Oracle is indeed an old general that’s transforming itself into an AI company. But is the street giving too much future credit? At the same time, is it fair to judge the company based on its past?
If you look at their revenue over the last 10 years, it appears to be a welcome change. But can an old dog do a new trick?
Over the last 10 years, Oracle’s revenue has grown modestly from about $37 billion in fiscal year 2016 to approximately $57.4 billion in fiscal year 2025. This represents a compound annual growth rate (CAGR) of roughly 4.8% annually over the decade.

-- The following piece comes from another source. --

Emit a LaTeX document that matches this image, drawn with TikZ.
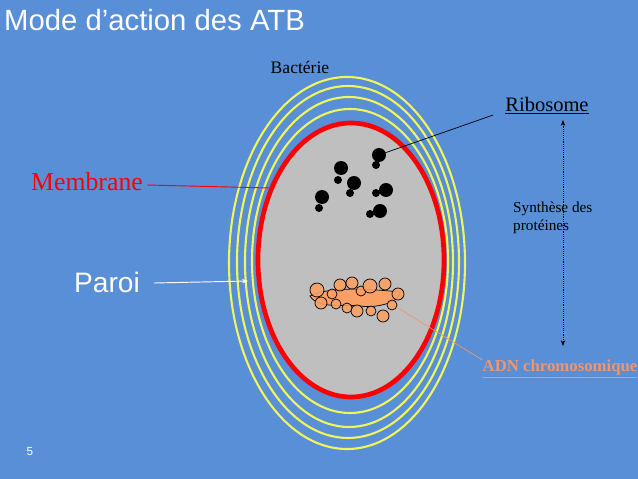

Yearly revenue highlights:
2016: About $37.05 billion
2017 37.73 billion
2018 39.8 billion
2019 39.5 billion
2020: About $39.07 billion
2021 40.48 billion
2022 42.4 billion
2023: About $49.95 billion
2024: About $52.96 billion
2025: About $57.40 billion
Fiscal 2026 projections 67 billion
With numbers like these you can see why the street is excited for the “Potential” of such high future growth expectations.
Oracle Cloud Infrastructure (OCI) revenue is forecasted to grow 77% in fiscal 2026 to $18 billion, with projections to reach $32 billion in 2027, $73 billion in 2028, $114 billion in 2029, and $144 billion by 2030.
Now this is historic, keeping in mind that Oracle’s Cloud Infrastructure revenue for fiscal year 2025 was only approximately $10 billion.
There are definitely more pros than cons.
But was it worth a 36% one-day move in the stock?
Based on revenue that will only grow approximately 16% and a pipeline of business that will take years to come to fruition, now the potential is that Oracle could grow its 2027 revenue to 85 to 90 billion, which would be a 26.8% to 34.3% spike in revenue growth, the highest in 10 years.
And with 70% gross margins, the excitement is plausible, but they were cashflow negative in the quarter, and they are spending considerably on data center expenditures which is making them cash flow negative (21.2 billion in Capex in the quarter).
At the end of the quarter (Q2 fiscal 2025), Oracle had approximately $10.94 billion in cash and cash equivalents. This marked a slight increase from about $10.45 billion at the beginning of the quarter
These numbers aren’t jumping out of the gym, just the “Potential” which speaks to the way Wall Street views the company’s potential growth. Wall Street chooses who it wants to give credit in the future versus who it wants to ignore.
On the conference call, you heard the same thing NVDA’s Jensen was saying. We are transitioning from training large language models to inference and reasoning models.
This, without a doubt, is the future. But when Jensen says hyperscalers will be spending 600 billion a year, of which they will get 25 cents to 35 cents of each year, it falls on deaf ears, ironically, when they have gone from $16 billion to $130 billion in less than 5 years and are on target to do $200 billion in revenue this fiscal year.
2025 130 billion
2024 60.92 billion
2023 26.97 billion
2022 26. 91 billion
2021 16.68 billion
This sounds like a bird in the hand if you’re asking, but again, Wall Street chooses its champions, and sometimes it’s more about what they can get away with versus what you can prove.
And while I understand the Potential of competition in terms of NVDA’s chip dominance, even Oracle is investing 40 billion dollars in NVDA’s GPUs.
I guess NVDA is a victim of its success, and Oracle has been an anemic grower for so long, perhaps it makes sense to give them a little credit for the pivot.
But there is a big difference between the train and the train tracks.
In the meantime, I will invest in the future that’s been proven, not potential, even if I’m wrong, I’m right.
It's kind of hard losing money on a company growing over 40% for the next 5 years, and that’s my idea of “potential.”